U.S. District Court Judge Susan Bolton formally dissolved the injunction she issued two years ago against the provision of SB 1070 that requires police to question those they have stopped about their immigration status if there is reason to believe they are in this country illegally.
That came after the U.S. Supreme Court ruled in June that there was no evidence that the Arizona law, on its face, conflicted with federal law. For the same reason, Bolton more recently rebuffed a request by a coalition of civil rights groups for a new injunction, this one based on claims the law is biased. Attorney Linton Joaquin of the National Immigration Law Center said there will be real harm to some people now that the law can be enforced.
"It's going to cause racial profiling," Joaquim said. "It's going to cause people to be stopped because of their appearance. And it's going to exacerbate the kind of problems that we've seen even without this provision."

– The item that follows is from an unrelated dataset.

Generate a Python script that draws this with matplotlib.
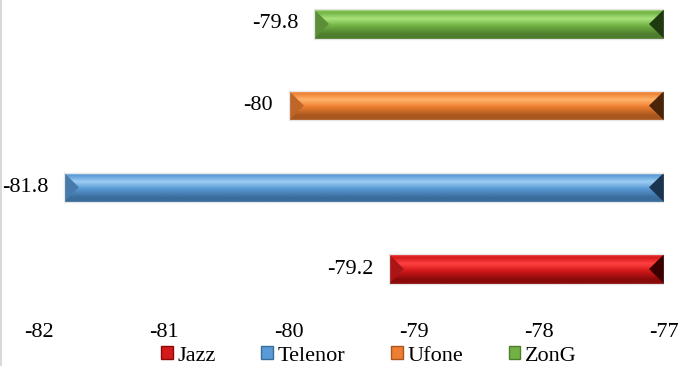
import matplotlib
matplotlib.use("Agg")
import matplotlib.pyplot as plt
import numpy as np
from matplotlib.colors import LinearSegmentedColormap, to_rgb
from matplotlib.patches import Patch, Polygon
from matplotlib.lines import Line2D

# data (bottom to top)
operators = ["Jazz", "Telenor", "Ufone", "ZonG"]
values = [-79.2, -81.8, -80.0, -79.8]
value_labels = ["-79.2", "-81.8", "-80", "-79.8"]
x_ticks = [-82, -81, -80, -79, -78, -77]

# colours: base, highlight, dark, end-dark
colors = {
    "Jazz": ("#d41a1a", "#ff4040", "#8a0a0a", "#3a0000"),
    "Telenor": ("#5a9ad6", "#9ccdf4", "#3a6c9c", "#1a3450"),
    "Ufone": ("#ee7f32", "#ffb469", "#a9561f", "#4a2408"),
    "ZonG": ("#72b244", "#a8e27c", "#4e7d2e", "#1f3a10"),
}

plt.rcParams["font.family"] = ["Liberation Serif", "DejaVu Serif"]
plt.rcParams["font.size"] = 16

fig = plt.figure(figsize=(6.79, 3.66), dpi=100)
W, H = 679, 366
ax = fig.add_axes([39 / W, 1 - 322 / H, 625 / W, 322 / H])

xmin, xmax = -82, -77
bar_h = 0.36
bevel = 0.12
ypos = np.arange(len(operators))

for i, name in enumerate(operators):
    base, hi, dark, enddark = colors[name]
    v = values[i]
    y = ypos[i]
    bar = ax.barh(y, v - xmax, left=xmax, height=bar_h, color=base,
                  edgecolor="#e8e8e8", linewidth=0.8, zorder=2)[0]
    cmap = LinearSegmentedColormap.from_list(
        name, [(0.0, hi), (0.1, base), (0.32, hi), (0.55, base),
               (0.85, dark), (1.0, dark)])
    grad = np.linspace(0, 1, 64)[:, None]
    im = ax.imshow(grad, extent=(v, xmax, y - bar_h / 2, y + bar_h / 2),
                   aspect="auto", cmap=cmap, origin="upper", zorder=2.1,
                   interpolation="bilinear")
    im.set_clip_path(bar)
    # bevelled ends
    lb = np.array(to_rgb(base)) * 0.8
    ax.add_patch(Polygon([(v, y - bar_h / 2), (v, y + bar_h / 2), (v + bevel, y)],
                         closed=True, color=lb, lw=0, zorder=2.2))
    ax.add_patch(Polygon([(xmax, y - bar_h / 2), (xmax, y + bar_h / 2), (xmax - bevel, y)],
                         closed=True, color=enddark, lw=0, zorder=2.2))
    ax.add_patch(Polygon([(v, y - bar_h / 2), (v, y + bar_h / 2), (xmax, y + bar_h / 2),
                          (xmax, y - bar_h / 2)], closed=True, fill=False,
                         edgecolor="#e6e6e6", lw=0.9, zorder=2.3))
    ax.annotate(value_labels[i], (v, y), xytext=(-11.5, 0), textcoords="offset points",
                ha="right", va="center", fontsize=16)

ax.set_xlim(xmin, xmax)
ax.set_ylim(-(322 - 269) / 81.67, 3 + 24 / 81.67)
ax.set_xticks(x_ticks)
ax.set_xticklabels([str(t) for t in x_ticks])
ax.set_yticks([])
ax.tick_params(axis="x", length=0, pad=1)
for s in ax.spines.values():
    s.set_visible(False)

handles = [Patch(facecolor=colors[n][0], edgecolor=colors[n][2], linewidth=1.0) for n in operators]
fig.legend(handles, operators, loc="center", bbox_to_anchor=(369 / W, 1 - 356 / H),
           ncol=4, frameon=False, handlelength=0.52, handleheight=0.52,
           handletextpad=0.22, columnspacing=2.05, fontsize=16, borderpad=0)

fig.add_artist(Line2D([1 / W, 1 / W], [0, 1], color="#d9d9d9", lw=1.5, transform=fig.transFigure))

fig.savefig("out.png", dpi=100)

Joaquin acknowledged police already can question those they have stopped about their immigration status. He said it is the mandate to check that will create problems as officers seek to verify legal presence of individuals.
"It's not an instantaneous determination whether somebody has immigration status," he said. "It is, in practice, going to lead to people being detained solely for the purpose of an immigration check."
Joaquin said foes of the law will continue to ask the 9th Circuit Court of Appeals to block it, a request pending before the judges since last week.